Le pastiglie per i freni a disco sono un altro argomento che merita una considerazione particolare. Le specificità da considerare sono diverse, perché ogni impianto idraulico ha delle caratteristiche proprie e attraverso l’utilizzo delle pastiglie adeguate alle nostre esigenze possiamo ottenere una frenata (quasi) “personalizzata”.
Grazie a WAG ed al Brand Manager Marco Ferretti cerchiamo di mettere la lente d’ingrandimento su alcuni punti sensibili di questa categoria che è davvero ampia.
Non sono tutte uguali
Può sembrare un’affermazione banale, eppure le specificità da considerare sono tante e diverse tra loro. Queste tengono conto del design delle pinze e della tipologia di impianto. Shimano e Sram, Campagnolo e Magura, solo per citare alcune aziende: tutte adottano una tecnologia idraulica per il funzionamento dei freni a disco, ma ogni pinza “vuole” le sue pastiglie.
C’è da considerare la destinazione d’uso. Non ultimo dobbiamo tenere presenti le tipologie delle performance che vogliamo ottenere dai freni: prestazioni che non di rado hanno il fulcro proprio nelle pastiglie. Esse diventano quindi una sorta di punto fermo per la “customizzazione” della frenata.
Il rodaggio è una buona abitudine
Le pastiglie dei freni sono un elemento “vivo” della bicicletta, che è soggetto a surriscaldamento e raffreddamento repentini. Considerando anche questi due fattori, è buona abitudine prevedere un rodaggio, che può cambiare in base alla tipologie di pastiglie. Il rodaggio, che permette un adeguato abbinamento tra la pastiglie e la pista frenante, influisce in modo esponenziale sulla resa del ferodo per il resto dei suoi giorni.
Due diverse categorie
«A livello di produzione – ci racconta Ferretti – le pastiglie per i freni a disco si possono raggruppare in due grandi famiglie, ovvero le organiche e le sinterizzate. La differenza è come viene fatta la produzione. Esistono poi delle sottocategorie, soprattutto per quanto concerne le organiche e proprio la categorizzazione dipende dalla mescola. Se quest’ultima include una percentuale di metalli inferiore al 30% viene mantenuto il suffisso organiche, se la percentuale supera il 30% il suffisso diventa semi-metalliche.

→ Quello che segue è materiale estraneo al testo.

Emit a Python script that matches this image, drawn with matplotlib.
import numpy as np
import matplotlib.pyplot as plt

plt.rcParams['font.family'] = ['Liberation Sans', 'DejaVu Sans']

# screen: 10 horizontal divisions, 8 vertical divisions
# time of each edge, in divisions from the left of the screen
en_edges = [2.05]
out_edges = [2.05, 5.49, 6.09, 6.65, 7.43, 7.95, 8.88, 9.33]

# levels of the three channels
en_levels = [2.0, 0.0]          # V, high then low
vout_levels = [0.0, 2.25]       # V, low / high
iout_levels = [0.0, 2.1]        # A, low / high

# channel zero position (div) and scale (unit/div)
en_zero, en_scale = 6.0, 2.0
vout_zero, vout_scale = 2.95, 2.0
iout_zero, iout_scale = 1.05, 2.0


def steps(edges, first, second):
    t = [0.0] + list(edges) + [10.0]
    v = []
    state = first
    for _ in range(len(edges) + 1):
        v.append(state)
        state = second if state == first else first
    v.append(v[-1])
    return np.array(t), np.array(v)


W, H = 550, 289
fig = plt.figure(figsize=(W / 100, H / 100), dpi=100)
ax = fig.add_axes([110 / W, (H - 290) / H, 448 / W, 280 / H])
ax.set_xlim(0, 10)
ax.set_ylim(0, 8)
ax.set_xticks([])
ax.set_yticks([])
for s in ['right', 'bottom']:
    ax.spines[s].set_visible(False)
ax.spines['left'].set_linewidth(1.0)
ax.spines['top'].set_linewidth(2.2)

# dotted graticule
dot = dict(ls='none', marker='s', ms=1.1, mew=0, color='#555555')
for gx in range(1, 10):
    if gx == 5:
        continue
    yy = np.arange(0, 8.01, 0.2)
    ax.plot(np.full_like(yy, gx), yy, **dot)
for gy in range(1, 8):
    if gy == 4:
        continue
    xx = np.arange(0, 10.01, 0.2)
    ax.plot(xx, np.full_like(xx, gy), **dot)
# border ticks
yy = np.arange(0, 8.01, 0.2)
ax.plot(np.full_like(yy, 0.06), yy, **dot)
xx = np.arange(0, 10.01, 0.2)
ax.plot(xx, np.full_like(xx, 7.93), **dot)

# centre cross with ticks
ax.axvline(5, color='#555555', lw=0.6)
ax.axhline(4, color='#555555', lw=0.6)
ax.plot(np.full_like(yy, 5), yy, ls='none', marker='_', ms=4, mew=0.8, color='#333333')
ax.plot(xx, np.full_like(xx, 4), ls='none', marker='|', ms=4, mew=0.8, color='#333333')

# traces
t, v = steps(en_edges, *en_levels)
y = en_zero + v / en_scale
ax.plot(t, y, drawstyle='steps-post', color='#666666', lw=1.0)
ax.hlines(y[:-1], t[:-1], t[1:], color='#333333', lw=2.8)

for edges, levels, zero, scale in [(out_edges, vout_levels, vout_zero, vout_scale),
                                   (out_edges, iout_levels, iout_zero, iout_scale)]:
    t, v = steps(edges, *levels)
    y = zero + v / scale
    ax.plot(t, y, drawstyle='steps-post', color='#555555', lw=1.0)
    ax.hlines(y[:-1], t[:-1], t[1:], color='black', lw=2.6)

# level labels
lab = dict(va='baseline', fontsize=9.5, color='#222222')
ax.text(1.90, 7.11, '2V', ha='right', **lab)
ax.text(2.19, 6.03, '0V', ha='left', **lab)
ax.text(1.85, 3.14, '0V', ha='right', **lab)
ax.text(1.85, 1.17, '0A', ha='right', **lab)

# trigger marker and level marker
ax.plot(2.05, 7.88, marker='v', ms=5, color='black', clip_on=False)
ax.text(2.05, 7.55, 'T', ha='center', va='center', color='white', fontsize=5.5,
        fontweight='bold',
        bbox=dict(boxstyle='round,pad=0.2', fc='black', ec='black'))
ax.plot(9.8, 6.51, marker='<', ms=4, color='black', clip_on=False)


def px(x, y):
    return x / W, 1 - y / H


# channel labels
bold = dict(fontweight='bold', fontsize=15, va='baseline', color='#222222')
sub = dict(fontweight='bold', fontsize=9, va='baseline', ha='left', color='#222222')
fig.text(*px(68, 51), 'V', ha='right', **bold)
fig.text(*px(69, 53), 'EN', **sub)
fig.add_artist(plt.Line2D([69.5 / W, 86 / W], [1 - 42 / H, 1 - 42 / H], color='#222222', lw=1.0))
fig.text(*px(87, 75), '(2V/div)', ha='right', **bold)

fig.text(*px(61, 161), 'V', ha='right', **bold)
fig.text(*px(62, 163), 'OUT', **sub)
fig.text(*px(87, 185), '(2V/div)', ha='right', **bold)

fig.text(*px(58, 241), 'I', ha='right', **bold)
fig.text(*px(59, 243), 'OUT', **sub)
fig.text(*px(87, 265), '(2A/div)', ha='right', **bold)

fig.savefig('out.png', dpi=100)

Ovviamente il diverso mix delle mescole influisce sulla resa tecnica delle pastiglie dei freni, resistenza al calore, longevità, ma anche sul rumore e così via».

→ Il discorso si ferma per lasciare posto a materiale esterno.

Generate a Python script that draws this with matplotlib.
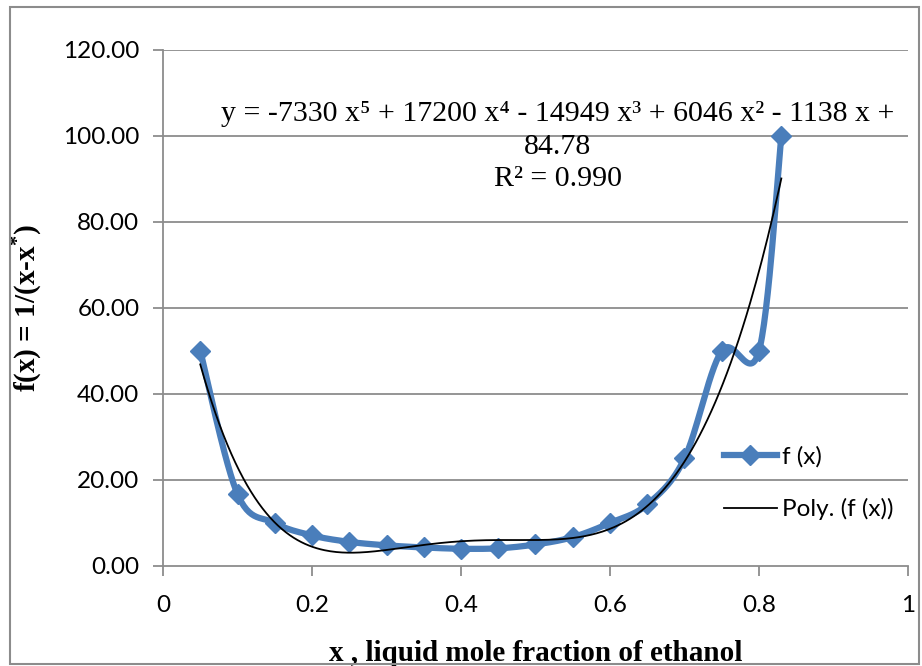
import numpy as np
import matplotlib
matplotlib.use("Agg")
import matplotlib.pyplot as plt

# data
x_frac = [0.05, 0.10, 0.15, 0.20, 0.25, 0.30, 0.35, 0.40, 0.45, 0.50,
          0.55, 0.60, 0.65, 0.70, 0.75, 0.80, 0.83]
f_x = [50.0, 16.7, 10.0, 7.1, 5.6, 4.8, 4.3, 4.0, 4.1, 5.0,
       6.7, 10.0, 14.3, 25.0, 50.0, 50.0, 100.0]

x_ticks = [0, 0.2, 0.4, 0.6, 0.8, 1]
x_tick_labels = ["0", "0.2", "0.4", "0.6", "0.8", "1"]
y_ticks = [0, 20, 40, 60, 80, 100, 120]
eq_text = ("y = -7330 x\u2075 + 17200 x\u2074 - 14949 x\u00b3 + 6046 x\u00b2 - 1138 x +\n"
           "84.78\nR\u00b2 = 0.990")

BLUE = "#4a7ebb"
GRID = "#8c8c8c"


def smooth(xs, ys, n=30):
    # catmull-rom style smoothing like the spreadsheet "smoothed line"
    xs = np.asarray(xs, float)
    ys = np.asarray(ys, float)
    px = np.concatenate([[xs[0]], xs, [xs[-1]]])
    py = np.concatenate([[ys[0]], ys, [ys[-1]]])
    outx, outy = [], []
    for i in range(1, len(px) - 2):
        t = np.linspace(0, 1, n)
        p0, p1, p2, p3 = (np.array([px[j], py[j]]) for j in range(i - 1, i + 3))
        c1 = p1 + (p2 - p0) / 6.0
        c2 = p2 - (p3 - p1) / 6.0
        pts = (((1 - t) ** 3)[:, None] * p1 + (3 * (1 - t) ** 2 * t)[:, None] * c1
               + (3 * (1 - t) * t ** 2)[:, None] * c2 + (t ** 3)[:, None] * p2)
        outx.extend(pts[:, 0])
        outy.extend(pts[:, 1])
    return np.array(outx), np.array(outy)


plt.rcParams['mathtext.fontset'] = 'custom'
plt.rcParams['mathtext.rm'] = 'Liberation Serif:bold'
plt.rcParams['mathtext.bf'] = 'Liberation Serif:bold'

fig = plt.figure(figsize=(9.22, 6.66), dpi=100)
ax = fig.add_axes([0.1768, 0.1502, 0.808, 0.775])

# outer chart border
fig.patches.append(plt.Rectangle((0.011, 0.003), 0.986, 0.986, transform=fig.transFigure,
                                 fill=False, edgecolor=GRID, linewidth=1.5))

for yv in y_ticks[1:]:
    ax.axhline(yv, color=GRID, linewidth=1.3, zorder=0)

sx, sy = smooth(x_frac, f_x)
ax.plot(sx, sy, color=BLUE, linewidth=4.5, zorder=2)
ax.plot(x_frac, f_x, linestyle="none", marker="D", markersize=10, color=BLUE, zorder=3)

coef = np.polyfit(x_frac, f_x, 5)
tx = np.linspace(x_frac[0], x_frac[-1], 300)
ax.plot(tx, np.polyval(coef, tx), color="black", linewidth=1.3, zorder=4)

# legend, no frame like the spreadsheet one
lh_f, = ax.plot([], [], color=BLUE, linewidth=4.5, marker="D", markersize=10)
lh_p, = ax.plot([], [], color="black", linewidth=1.3)
leg = ax.legend([lh_f, lh_p], ["f (x)", "Poly. (f (x))"], loc="lower right",
                bbox_to_anchor=(1.0, 0.06), frameon=False, handlelength=2.2,
                handletextpad=0.2, labelspacing=1.25, borderaxespad=0.2,
                prop={"family": "Lato", "size": 17.5})

ax.text(0.53, 108, eq_text, ha="center", va="top", fontsize=21.5,
        family="Liberation Serif", linespacing=1.32)

ax.set_xlim(0, 1)
ax.set_ylim(0, 120)
ax.set_xticks(x_ticks)
ax.set_xticklabels(x_tick_labels)
ax.set_yticks(y_ticks)
ax.set_yticklabels(["%.2f" % v for v in y_ticks])
ax.tick_params(labelsize=17.5, color=GRID, length=7, width=1.3)
ax.tick_params(axis="x", pad=14)
ax.tick_params(axis="y", pad=10)
for lab in ax.get_xticklabels() + ax.get_yticklabels():
    lab.set_family("Lato")

for s in ["top", "right"]:
    ax.spines[s].set_visible(False)
for s in ["left", "bottom"]:
    ax.spines[s].set_color(GRID)
    ax.spines[s].set_linewidth(1.3)

ax.set_xlabel("x , liquid mole fraction of ethanol", fontsize=21, fontweight="bold",
              family="Liberation Serif", labelpad=17)
ax.set_ylabel(r"f(x) = 1/(x-x$^{*}$)", fontsize=21, fontweight="bold",
              family="Liberation Serif", labelpad=14)

fig.savefig("out.png", dpi=100)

Organiche e semi-metalliche
«Entrambe hanno in comune una resina fenolica, che agisce come un collante – prosegue Ferretti – con la differenza che nelle semi-metalliche questa resina è superiore al 30%. Le organiche mostrano dei vantaggi con le temperature basse, necessitano di un periodo di rodaggio molto ridotto e sono utilizzate da diverse tipologie di bikers. Le semi-metalliche, se consideriamo la prestazione pura, sono più prestazionali delle organiche, ma richiedono anche un rodaggio più lungo».
Le metalliche
«Sono pastiglie ad altissime prestazioni ed è consigliabile usarle solo con dischi in acciaio inox di alta gamma. Sviluppano tanto calore – racconta Ferretti – e sono rumorose, la mescola è tenuta insieme dal metallo e hanno un punto di fusione molto più alto rispetto alle precedenti. Sono dedicate a chi non vuole scendere a compromessi e sfrutta al massimo l’impianto frenante. Molto vicine a queste, ci sono quelle specifiche per le e-bike, che tendenzialmente hanno una grande resistenza al calore e sono sviluppate per sostenere carichi enormi, o per lo meno più alti rispetto a quelli generati da una bici tradizionale».